Objective - Leave out the pictures, then reproduce the rest of the material exactly.

Supplied material -
"""
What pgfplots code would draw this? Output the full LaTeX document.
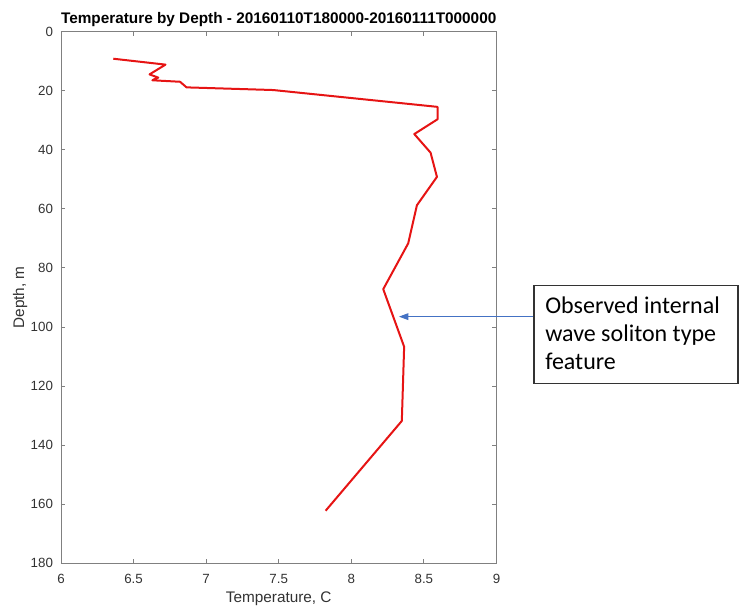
\documentclass[border=0pt]{standalone}
\usepackage{fontspec}
\setmainfont{Liberation Sans}
\newfontfamily\calib{Carlito}
\usepackage{pgfplots}
\pgfplotsset{compat=1.18}
\usetikzlibrary{arrows.meta}
\definecolor{axgray}{RGB}{128,128,128}
\definecolor{txtgray}{RGB}{50,50,50}
\definecolor{lred}{RGB}{230,20,20}
\definecolor{arrblue}{RGB}{68,114,196}
\begin{document}
\begin{tikzpicture}
\useasboundingbox (-45.75pt,-34.3pt) rectangle (508.5pt,422.5pt);
\begin{axis}[
  scale only axis,
  width=326.6pt, height=398.85pt,
  xmin=6, xmax=9, ymin=0, ymax=180,
  y dir=reverse,
  xtick={6,6.5,7,7.5,8,8.5,9},
  xticklabels={6,6.5,7,7.5,8,8.5,9},
  ytick={0,20,40,60,80,100,120,140,160,180},
  tick pos=both, tick align=inside,
  major tick length=3pt,
  axis line style={axgray, line width=0.6pt},
  tick style={axgray, line width=0.6pt},
  /pgf/number format/assume math mode=true,
  tick label style={font=\fontsize{10}{12}\selectfont, text=txtgray},
  xticklabel style={yshift=-4.5pt},
  yticklabel style={xshift=-2.5pt},
  title={Temperature by Depth - 20160110T180000-20160111T000000},
  title style={font=\bfseries\fontsize{11.5}{13}\selectfont, at={(axis description cs:0.5,1.0235)}, anchor=center, yshift=-6pt, inner sep=0pt},
  xlabel={Temperature, C},
  xlabel style={font=\fontsize{11.5}{13}\selectfont, text=txtgray, at={(axis description cs:0.5,-0.0671)}, anchor=center, inner sep=0pt},
  ylabel={Depth, m},
  ylabel style={font=\fontsize{11.5}{13}\selectfont, text=txtgray, at={(axis description cs:-0.094,0.5)}, anchor=center, inner sep=0pt},
  clip=false,
]
\addplot[lred, line width=1.5pt, line join=round] coordinates {
 (6.360,9.2) (6.720,11.2) (6.61,14.5) (6.67,15.6) (6.64,16.2) (6.63,16.5)
 (6.82,17.0) (6.865,18.9) (7.462,19.8) (8.594,25.5) (8.594,29.7) (8.434,34.7)
 (8.546,41.0) (8.59,49.2) (8.452,58.8) (8.392,71.7) (8.22,87.2) (8.364,106.7)
 (8.348,131.8) (7.823,162.2)
};
\draw[arrblue, line width=0.7pt, -{Triangle[length=7pt,width=5pt]}] (axis cs:9.2576,96.5) -- (axis cs:8.328,96.5);
\end{axis}
\draw[black!80, line width=0.8pt] (354.75pt,135pt) rectangle (507.75pt,208.7pt);
\node[anchor=base west, inner sep=0pt, font=\calib\fontsize{18}{21}\selectfont] at (363pt,187pt) {Observed internal};
\node[anchor=base west, inner sep=0pt, font=\calib\fontsize{18}{21}\selectfont] at (363pt,166pt) {wave soliton type};
\node[anchor=base west, inner sep=0pt, font=\calib\fontsize{18}{21}\selectfont] at (363pt,145pt) {feature};
\end{tikzpicture}
\end{document}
"""
Solved problem -
What pgfplots code would draw this? Output the full LaTeX document.
\documentclass[border=0pt]{standalone}
\usepackage{fontspec}
\setmainfont{Liberation Sans}
\newfontfamily\calib{Carlito}
\usepackage{pgfplots}
\pgfplotsset{compat=1.18}
\usetikzlibrary{arrows.meta}
\definecolor{axgray}{RGB}{128,128,128}
\definecolor{txtgray}{RGB}{50,50,50}
\definecolor{lred}{RGB}{230,20,20}
\definecolor{arrblue}{RGB}{68,114,196}
\begin{document}
\begin{tikzpicture}
\useasboundingbox (-45.75pt,-34.3pt) rectangle (508.5pt,422.5pt);
\begin{axis}[
  scale only axis,
  width=326.6pt, height=398.85pt,
  xmin=6, xmax=9, ymin=0, ymax=180,
  y dir=reverse,
  xtick={6,6.5,7,7.5,8,8.5,9},
  xticklabels={6,6.5,7,7.5,8,8.5,9},
  ytick={0,20,40,60,80,100,120,140,160,180},
  tick pos=both, tick align=inside,
  major tick length=3pt,
  axis line style={axgray, line width=0.6pt},
  tick style={axgray, line width=0.6pt},
  /pgf/number format/assume math mode=true,
  tick label style={font=\fontsize{10}{12}\selectfont, text=txtgray},
  xticklabel style={yshift=-4.5pt},
  yticklabel style={xshift=-2.5pt},
  title={Temperature by Depth - 20160110T180000-20160111T000000},
  title style={font=\bfseries\fontsize{11.5}{13}\selectfont, at={(axis description cs:0.5,1.0235)}, anchor=center, yshift=-6pt, inner sep=0pt},
  xlabel={Temperature, C},
  xlabel style={font=\fontsize{11.5}{13}\selectfont, text=txtgray, at={(axis description cs:0.5,-0.0671)}, anchor=center, inner sep=0pt},
  ylabel={Depth, m},
  ylabel style={font=\fontsize{11.5}{13}\selectfont, text=txtgray, at={(axis description cs:-0.094,0.5)}, anchor=center, inner sep=0pt},
  clip=false,
]
\addplot[lred, line width=1.5pt, line join=round] coordinates {
 (6.360,9.2) (6.720,11.2) (6.61,14.5) (6.67,15.6) (6.64,16.2) (6.63,16.5)
 (6.82,17.0) (6.865,18.9) (7.462,19.8) (8.594,25.5) (8.594,29.7) (8.434,34.7)
 (8.546,41.0) (8.59,49.2) (8.452,58.8) (8.392,71.7) (8.22,87.2) (8.364,106.7)
 (8.348,131.8) (7.823,162.2)
};
\draw[arrblue, line width=0.7pt, -{Triangle[length=7pt,width=5pt]}] (axis cs:9.2576,96.5) -- (axis cs:8.328,96.5);
\end{axis}
\draw[black!80, line width=0.8pt] (354.75pt,135pt) rectangle (507.75pt,208.7pt);
\node[anchor=base west, inner sep=0pt, font=\calib\fontsize{18}{21}\selectfont] at (363pt,187pt) {Observed internal};
\node[anchor=base west, inner sep=0pt, font=\calib\fontsize{18}{21}\selectfont] at (363pt,166pt) {wave soliton type};
\node[anchor=base west, inner sep=0pt, font=\calib\fontsize{18}{21}\selectfont] at (363pt,145pt) {feature};
\end{tikzpicture}
\end{document}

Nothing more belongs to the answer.